▶ [Data shown]
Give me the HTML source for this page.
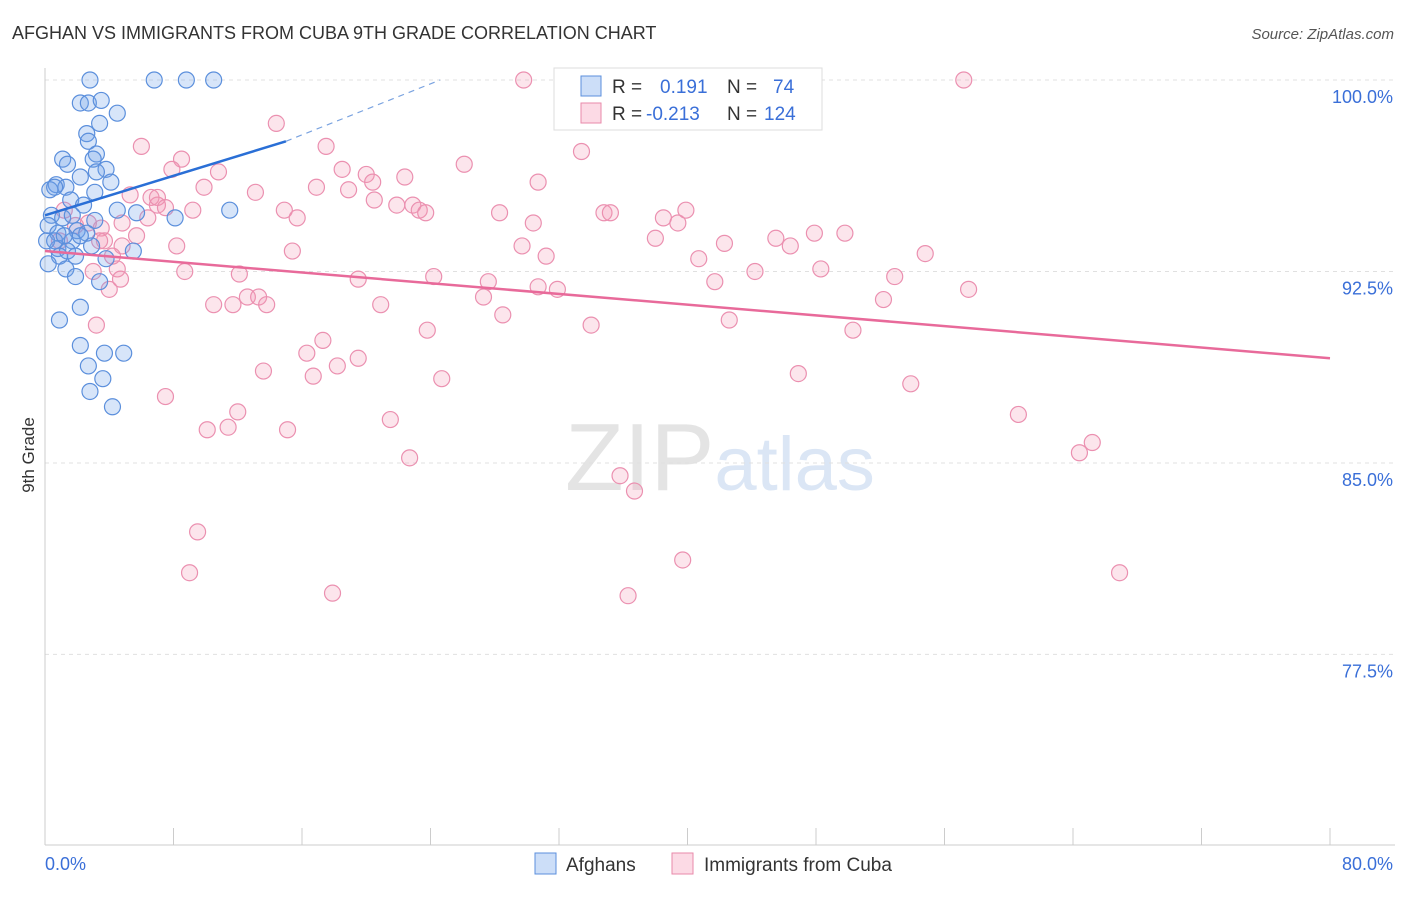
==
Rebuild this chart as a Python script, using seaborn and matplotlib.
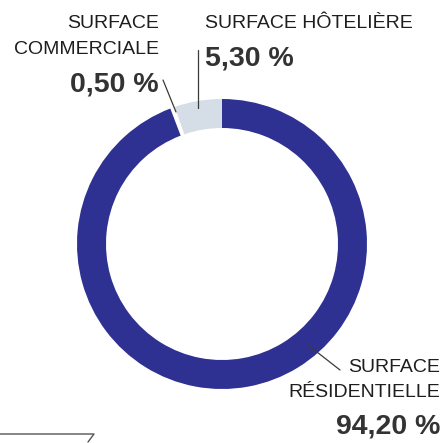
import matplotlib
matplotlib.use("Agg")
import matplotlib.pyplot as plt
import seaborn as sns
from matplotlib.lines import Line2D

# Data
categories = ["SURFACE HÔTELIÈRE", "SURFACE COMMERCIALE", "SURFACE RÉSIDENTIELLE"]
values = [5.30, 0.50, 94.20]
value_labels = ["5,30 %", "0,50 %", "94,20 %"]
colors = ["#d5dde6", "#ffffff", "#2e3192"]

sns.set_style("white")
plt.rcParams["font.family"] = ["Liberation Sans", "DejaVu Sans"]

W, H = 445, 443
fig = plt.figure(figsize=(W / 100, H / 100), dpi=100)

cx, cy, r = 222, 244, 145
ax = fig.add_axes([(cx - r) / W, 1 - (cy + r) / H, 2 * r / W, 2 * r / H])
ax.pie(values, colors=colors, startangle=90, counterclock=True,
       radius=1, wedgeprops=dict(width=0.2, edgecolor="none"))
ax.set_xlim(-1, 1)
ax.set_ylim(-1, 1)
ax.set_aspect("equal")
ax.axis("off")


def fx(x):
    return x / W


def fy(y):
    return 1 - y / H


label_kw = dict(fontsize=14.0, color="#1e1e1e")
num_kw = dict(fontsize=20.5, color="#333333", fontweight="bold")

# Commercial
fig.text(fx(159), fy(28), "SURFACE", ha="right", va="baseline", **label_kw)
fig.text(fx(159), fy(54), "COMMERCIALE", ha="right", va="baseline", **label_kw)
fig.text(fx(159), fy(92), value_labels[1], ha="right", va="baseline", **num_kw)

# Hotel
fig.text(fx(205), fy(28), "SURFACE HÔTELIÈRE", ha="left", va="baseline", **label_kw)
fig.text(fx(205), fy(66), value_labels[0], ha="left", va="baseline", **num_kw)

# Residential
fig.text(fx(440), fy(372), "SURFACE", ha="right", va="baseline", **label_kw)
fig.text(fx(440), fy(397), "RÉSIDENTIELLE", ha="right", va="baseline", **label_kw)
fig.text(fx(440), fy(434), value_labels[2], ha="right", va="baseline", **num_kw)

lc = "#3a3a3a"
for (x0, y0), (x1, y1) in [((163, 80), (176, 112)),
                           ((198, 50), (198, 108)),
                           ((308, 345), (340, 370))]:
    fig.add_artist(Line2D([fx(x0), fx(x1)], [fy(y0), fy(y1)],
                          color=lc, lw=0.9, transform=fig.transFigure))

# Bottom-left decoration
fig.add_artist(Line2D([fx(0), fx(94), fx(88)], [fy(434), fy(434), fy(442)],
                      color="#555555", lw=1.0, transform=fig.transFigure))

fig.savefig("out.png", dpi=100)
---
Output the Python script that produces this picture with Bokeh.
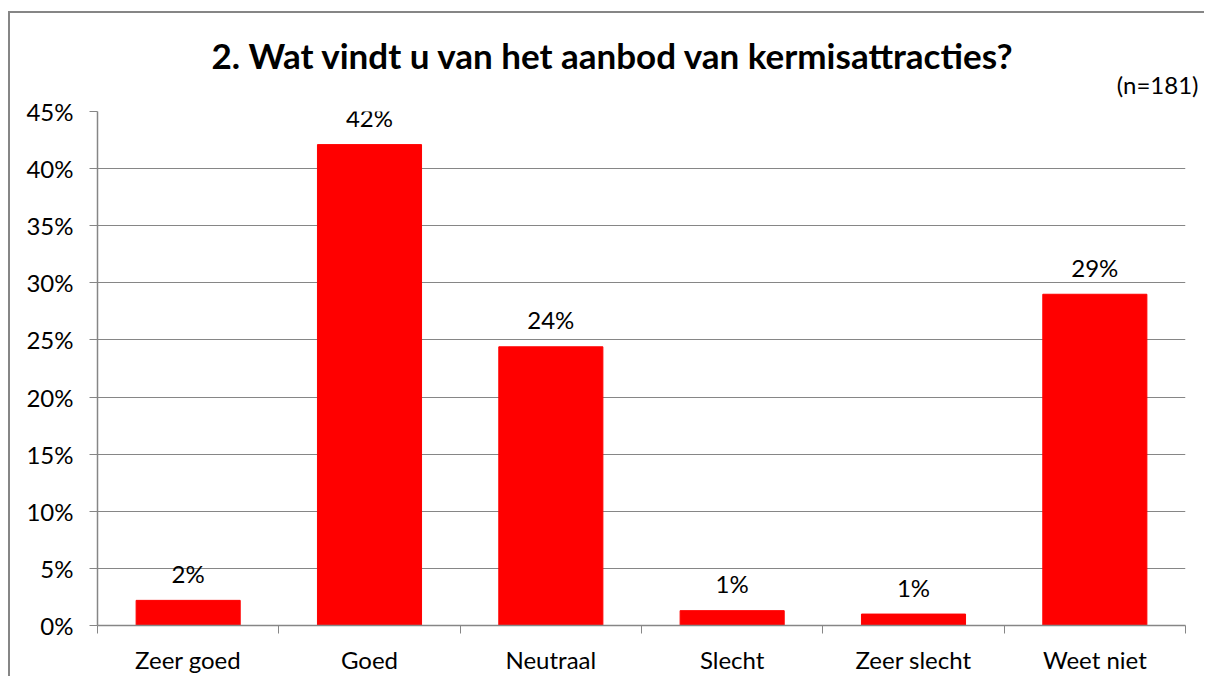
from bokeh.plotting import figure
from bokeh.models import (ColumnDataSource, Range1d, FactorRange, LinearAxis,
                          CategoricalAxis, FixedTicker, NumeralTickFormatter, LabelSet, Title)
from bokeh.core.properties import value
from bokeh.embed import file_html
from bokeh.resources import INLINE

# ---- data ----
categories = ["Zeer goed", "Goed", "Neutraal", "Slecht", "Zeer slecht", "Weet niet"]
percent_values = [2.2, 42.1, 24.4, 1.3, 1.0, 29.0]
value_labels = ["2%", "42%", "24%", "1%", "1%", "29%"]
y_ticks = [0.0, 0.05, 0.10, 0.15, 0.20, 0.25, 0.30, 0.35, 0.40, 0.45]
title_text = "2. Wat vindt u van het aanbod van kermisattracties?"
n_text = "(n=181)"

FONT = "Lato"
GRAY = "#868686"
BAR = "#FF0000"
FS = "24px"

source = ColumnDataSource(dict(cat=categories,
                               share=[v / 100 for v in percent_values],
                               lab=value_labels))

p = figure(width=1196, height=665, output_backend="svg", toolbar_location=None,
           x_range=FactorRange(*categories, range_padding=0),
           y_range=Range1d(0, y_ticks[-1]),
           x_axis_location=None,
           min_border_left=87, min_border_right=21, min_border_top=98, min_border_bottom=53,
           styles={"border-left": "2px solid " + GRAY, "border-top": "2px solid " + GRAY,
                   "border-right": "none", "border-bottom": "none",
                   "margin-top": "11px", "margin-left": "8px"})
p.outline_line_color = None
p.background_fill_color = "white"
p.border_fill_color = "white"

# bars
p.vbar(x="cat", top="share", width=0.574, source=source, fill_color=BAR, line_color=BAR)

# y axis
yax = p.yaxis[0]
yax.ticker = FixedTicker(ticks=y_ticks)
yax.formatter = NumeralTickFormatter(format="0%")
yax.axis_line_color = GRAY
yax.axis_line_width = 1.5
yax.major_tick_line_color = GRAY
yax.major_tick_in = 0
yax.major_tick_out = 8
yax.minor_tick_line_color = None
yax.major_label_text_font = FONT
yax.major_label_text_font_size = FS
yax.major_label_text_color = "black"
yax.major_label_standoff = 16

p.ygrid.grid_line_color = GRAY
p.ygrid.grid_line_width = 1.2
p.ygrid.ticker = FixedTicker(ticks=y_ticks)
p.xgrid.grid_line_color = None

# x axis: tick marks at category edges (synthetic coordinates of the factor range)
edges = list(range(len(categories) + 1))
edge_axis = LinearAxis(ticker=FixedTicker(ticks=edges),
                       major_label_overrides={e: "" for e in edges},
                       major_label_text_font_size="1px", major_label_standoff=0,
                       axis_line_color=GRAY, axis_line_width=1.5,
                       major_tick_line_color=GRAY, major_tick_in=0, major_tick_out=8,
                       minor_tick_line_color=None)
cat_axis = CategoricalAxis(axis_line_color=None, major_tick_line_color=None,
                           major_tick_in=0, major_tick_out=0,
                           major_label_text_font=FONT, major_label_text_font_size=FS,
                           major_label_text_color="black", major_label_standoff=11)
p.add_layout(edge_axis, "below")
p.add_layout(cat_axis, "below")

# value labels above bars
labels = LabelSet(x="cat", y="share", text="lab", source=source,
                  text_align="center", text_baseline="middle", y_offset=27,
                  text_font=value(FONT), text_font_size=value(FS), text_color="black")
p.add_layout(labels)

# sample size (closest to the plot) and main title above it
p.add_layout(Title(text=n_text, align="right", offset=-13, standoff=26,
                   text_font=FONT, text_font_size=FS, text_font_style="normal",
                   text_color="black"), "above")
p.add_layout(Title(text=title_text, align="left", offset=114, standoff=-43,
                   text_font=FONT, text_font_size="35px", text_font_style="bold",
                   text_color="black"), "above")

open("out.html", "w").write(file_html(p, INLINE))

▶ [The task]
Repeat the lines above exactly, beginning with the one containing "Output the Python" and finishing with the one containing "p.xgrid.grid_line_color = None". No pictures belong in the copy.

▶ [Result of the task]
Output the Python script that produces this picture with Bokeh.
from bokeh.plotting import figure
from bokeh.models import (ColumnDataSource, Range1d, FactorRange, LinearAxis,
                          CategoricalAxis, FixedTicker, NumeralTickFormatter, LabelSet, Title)
from bokeh.core.properties import value
from bokeh.embed import file_html
from bokeh.resources import INLINE

# ---- data ----
categories = ["Zeer goed", "Goed", "Neutraal", "Slecht", "Zeer slecht", "Weet niet"]
percent_values = [2.2, 42.1, 24.4, 1.3, 1.0, 29.0]
value_labels = ["2%", "42%", "24%", "1%", "1%", "29%"]
y_ticks = [0.0, 0.05, 0.10, 0.15, 0.20, 0.25, 0.30, 0.35, 0.40, 0.45]
title_text = "2. Wat vindt u van het aanbod van kermisattracties?"
n_text = "(n=181)"

FONT = "Lato"
GRAY = "#868686"
BAR = "#FF0000"
FS = "24px"

source = ColumnDataSource(dict(cat=categories,
                               share=[v / 100 for v in percent_values],
                               lab=value_labels))

p = figure(width=1196, height=665, output_backend="svg", toolbar_location=None,
           x_range=FactorRange(*categories, range_padding=0),
           y_range=Range1d(0, y_ticks[-1]),
           x_axis_location=None,
           min_border_left=87, min_border_right=21, min_border_top=98, min_border_bottom=53,
           styles={"border-left": "2px solid " + GRAY, "border-top": "2px solid " + GRAY,
                   "border-right": "none", "border-bottom": "none",
                   "margin-top": "11px", "margin-left": "8px"})
p.outline_line_color = None
p.background_fill_color = "white"
p.border_fill_color = "white"

# bars
p.vbar(x="cat", top="share", width=0.574, source=source, fill_color=BAR, line_color=BAR)

# y axis
yax = p.yaxis[0]
yax.ticker = FixedTicker(ticks=y_ticks)
yax.formatter = NumeralTickFormatter(format="0%")
yax.axis_line_color = GRAY
yax.axis_line_width = 1.5
yax.major_tick_line_color = GRAY
yax.major_tick_in = 0
yax.major_tick_out = 8
yax.minor_tick_line_color = None
yax.major_label_text_font = FONT
yax.major_label_text_font_size = FS
yax.major_label_text_color = "black"
yax.major_label_standoff = 16

p.ygrid.grid_line_color = GRAY
p.ygrid.grid_line_width = 1.2
p.ygrid.ticker = FixedTicker(ticks=y_ticks)
p.xgrid.grid_line_color = None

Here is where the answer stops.